Shear Stress-Strain Curves Based on the G/GmaxLogic: A Procedure for Strength Compatibility

Abstract

Hyperbolic models are frequently used in practice to represent nonlinear shear stress-shear strain behavior of soils in equivalent linear and nonlinear dynamic modeling problems. Several researchers have proposed shear modulus reduction (G/G max versus γ) curves that use the hyperbolic model as their basis, with parameters that fit the models to cyclic laboratory test results. However, cyclic laboratory tests often are not run to failure shear stress levels. Consequently, the model G/G max curves are well constrained by the data at small-to-moderate shear strains, but do not necessarily provide an accurate representation of soil strength at large shear strains.
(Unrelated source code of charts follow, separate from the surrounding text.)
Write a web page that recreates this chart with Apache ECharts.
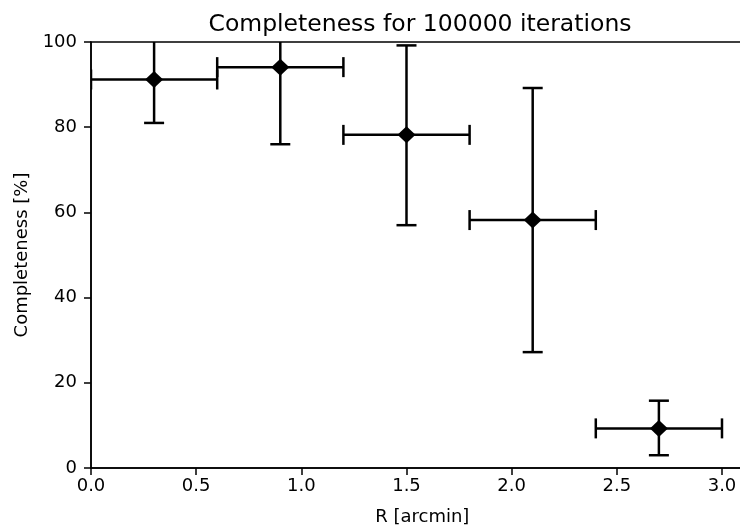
<!DOCTYPE html>
<html>
<head>
<meta charset="utf-8">
<script src="https://cdn.jsdelivr.net/npm/echarts@6/dist/echarts.min.js"></script>
<style>
html,body{margin:0;padding:0;background:#fff;}
#c{width:740px;height:526px;}
</style>
</head>
<body>
<div id="c"></div>
<script>
// Data
var radius = [0.3, 0.9, 1.5, 2.1, 2.7];
var radiusErr = [0.3, 0.3, 0.3, 0.3, 0.3];
var completeness = [91.2, 94.1, 78.2, 58.2, 9.3];
var compLow = [81.0, 76.0, 57.0, 27.2, 3.0];
var compHigh = [101.4, 112.2, 99.2, 89.2, 15.8];
var xTicks = [0, 0.5, 1.0, 1.5, 2.0, 2.5, 3.0];
var yTicks = [0, 20, 40, 60, 80, 100];

var FONT = 'DejaVu Sans';
var errData = radius.map(function (x, i) {
  return [x, completeness[i], x - radiusErr[i], x + radiusErr[i], compLow[i], compHigh[i]];
});
var ptData = radius.map(function (x, i) { return [x, completeness[i]]; });

var chart = echarts.init(document.getElementById('c'), null, {renderer: 'canvas'});
var CAP = 10;
chart.setOption({
  animation: false,
  backgroundColor: '#fff',
  title: {
    text: 'Completeness for 100000 iterations',
    left: 420, top: 13, padding: 0,
    textAlign: 'center',
    textStyle: {fontFamily: FONT, fontSize: 23.5, fontWeight: 'normal', color: '#000'}
  },
  grid: {
    left: 91, top: 42, width: 3.15 * 210.33, height: 426,
    outerBoundsMode: 'none', containLabel: false,
    show: true, borderColor: '#000', borderWidth: 1.5, backgroundColor: 'transparent'
  },
  xAxis: {
    type: 'value', min: 0, max: 3.15, interval: 0.5,
    name: 'R [arcmin]', nameLocation: 'middle', nameGap: 40,
    nameTextStyle: {fontFamily: FONT, fontSize: 18, color: '#000'},
    axisLine: {show: true, onZero: false, lineStyle: {color: '#000', width: 1.5}},
    axisTick: {show: true, inside: false, length: 7, lineStyle: {color: '#000', width: 1.5},
      customValues: xTicks},
    axisLabel: {fontFamily: FONT, fontSize: 18, color: '#000', margin: 9,
      customValues: xTicks,
      formatter: function (v) { return v.toFixed(1); }},
    splitLine: {show: false}
  },
  yAxis: {
    type: 'value', min: 0, max: 100, interval: 20,
    name: 'Completeness [%]', nameLocation: 'middle', nameGap: 58, nameRotate: 90,
    nameTextStyle: {fontFamily: FONT, fontSize: 18, color: '#000'},
    axisLine: {show: true, onZero: false, lineStyle: {color: '#000', width: 1.5}},
    axisTick: {show: true, inside: false, length: 7, lineStyle: {color: '#000', width: 1.5},
      customValues: yTicks},
    axisLabel: {fontFamily: FONT, fontSize: 18, color: '#000', margin: 14, customValues: yTicks},
    splitLine: {show: false}
  },
  series: [
    {
      type: 'custom',
      clip: true,
      data: errData,
      encode: {x: 0, y: 1},
      z: 2,
      renderItem: function (params, api) {
        var x = api.value(0), y = api.value(1);
        var pl = api.coord([api.value(2), y]);
        var ph = api.coord([api.value(3), y]);
        var pb = api.coord([x, api.value(4)]);
        var pt = api.coord([x, api.value(5)]);
        var st = {stroke: '#000', lineWidth: 2.5, fill: null};
        function line(x1, y1, x2, y2) {
          return {type: 'line', shape: {x1: x1, y1: y1, x2: x2, y2: y2}, style: st};
        }
        return {
          type: 'group',
          children: [
            line(pl[0], pl[1], ph[0], ph[1]),
            line(pl[0], pl[1] - CAP, pl[0], pl[1] + CAP),
            line(ph[0], ph[1] - CAP, ph[0], ph[1] + CAP),
            line(pb[0], pb[1], pt[0], pt[1]),
            line(pb[0] - CAP, pb[1], pb[0] + CAP, pb[1]),
            line(pt[0] - CAP, pt[1], pt[0] + CAP, pt[1])
          ]
        };
      }
    },
    {
      type: 'scatter',
      data: ptData,
      symbol: 'diamond',
      symbolSize: [18, 17],
      itemStyle: {color: '#000', opacity: 1},
      z: 3
    }
  ]
});
</script>
</body>
</html>
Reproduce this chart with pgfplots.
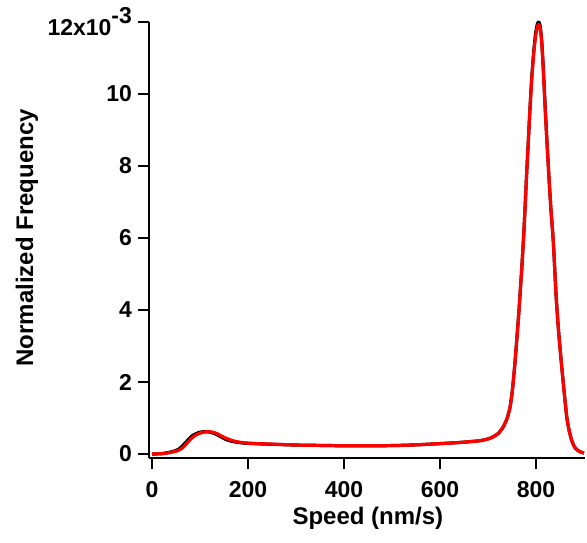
\documentclass[border=0pt]{standalone}
\usepackage{fontspec}
\setmainfont{Liberation Sans}
\usepackage{pgfplots}
\usepackage{pgfplotstable}
\pgfplotsset{compat=1.18}

% values in units of 1e-3
\pgfplotstableread{
x y
0 0.0
20 0.01
35 0.045
48 0.09
56 0.14
63 0.22
70 0.32
77 0.42
84 0.51
91 0.56
98 0.60
106 0.62
114 0.62
123 0.60
132 0.56
142 0.49
153 0.41
164 0.36
176 0.33
190 0.305
204 0.295
220 0.285
242 0.275
270 0.262
300 0.25
350 0.24
400 0.23
450 0.23
500 0.235
550 0.255
600 0.29
640 0.32
683 0.37
700 0.42
711 0.48
722 0.58
732 0.76
740 1.00
746 1.31
751 1.80
756 2.52
760 3.20
764 3.90
767 4.50
770 5.10
774 6.00
777 6.80
780 7.67
784 8.70
787 9.50
791 10.45
795 11.15
799 11.68
803 11.96
806 12.00
809 11.86
812 11.45
815 10.75
819 9.65
823 8.62
827 7.67
831 6.80
836 5.90
842 4.35
847 3.40
853 2.50
858 1.80
864 1.03
869 0.65
874 0.39
880 0.20
887 0.10
894 0.05
900 0.03
}\blackcurve

\pgfplotstableread{
x y
0 0.0
20 0.01
37 0.04
50 0.08
58 0.12
65 0.19
72 0.29
79 0.39
86 0.48
93 0.54
100 0.58
108 0.61
117 0.62
126 0.61
135 0.57
145 0.50
156 0.43
166 0.38
176 0.345
190 0.315
204 0.30
220 0.29
242 0.28
270 0.265
300 0.25
350 0.24
400 0.23
450 0.23
500 0.235
550 0.255
600 0.29
640 0.32
683 0.37
700 0.42
711 0.48
722 0.58
732 0.76
740 1.00
746 1.31
751 1.80
756 2.52
760 3.20
764 3.90
767 4.50
770 5.10
774 6.00
777 6.80
780 7.67
784 8.70
787 9.50
791 10.40
795 11.10
799 11.60
803 11.88
806 11.93
809 11.80
812 11.40
815 10.70
819 9.60
823 8.60
827 7.67
831 6.80
836 5.90
842 4.35
847 3.40
853 2.50
858 1.80
864 1.03
869 0.65
874 0.39
880 0.20
887 0.10
894 0.05
900 0.03
}\redcurve

\begin{document}
\begin{tikzpicture}
\useasboundingbox (-74.5pt,-42pt) rectangle (219pt,229pt);
\begin{axis}[
  scale only axis,
  width=218pt, height=218pt,
  xmin=-6.25, xmax=902,
  ymin=-0.11, ymax=12,
  axis lines*=left,
  axis line style={line width=1pt, black},
  tick align=outside,
  major tick length=5.5pt,
  tick style={line width=1pt, black},
  xtick={0,200,400,600,800},
  xticklabels={0,200,400,600,800},
  ytick={0,2,4,6,8,10,12},
  yticklabels={0,2,4,6,8,10,{12x10\raisebox{6pt}{-3}}},
  /pgf/number format/assume math mode=true,
  ticklabel style={font=\fontsize{11.5}{13}\selectfont\bfseries},
  yticklabel style={xshift=0.5pt},
  xticklabel style={yshift=-2.5pt},
  xlabel={Speed (nm/s)},
  ylabel={Normalized Frequency},
  every axis x label/.style={at={(axis description cs:0.502,-0.139)}, anchor=center, font=\fontsize{12}{14}\selectfont\bfseries},
  every axis y label/.style={at={(axis description cs:-0.28,0.505)}, rotate=90, anchor=center, font=\fontsize{12}{14}\selectfont\bfseries},
  clip=false,
]
\addplot[black, line width=1.6pt, smooth, tension=0.3, line join=round] table {\blackcurve};
\addplot[red, line width=1.6pt, smooth, tension=0.3, line join=round] table {\redcurve};
\end{axis}
\end{tikzpicture}
\end{document}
In some cases, the shear strength can be grossly inaccurate, which may result in significant errors for analyses involving shear stress levels at or near failure. In this paper, a new hybrid methodology is presented that permits simultaneous matching of: 1) the conventional shear modulus reduction curves that are well calibrated at small-to-moderate shear strains and; 2) the soil shear strength at large strain. This hybrid approach produces shear modulus reduction curves that result in corresponding, hyperbolic-like, smooth, stress-strain, backbone curves. These curves assure that the soil shear strength consideration is accurately represented for the purposes of both equivalent-linear and nonlinear analyses.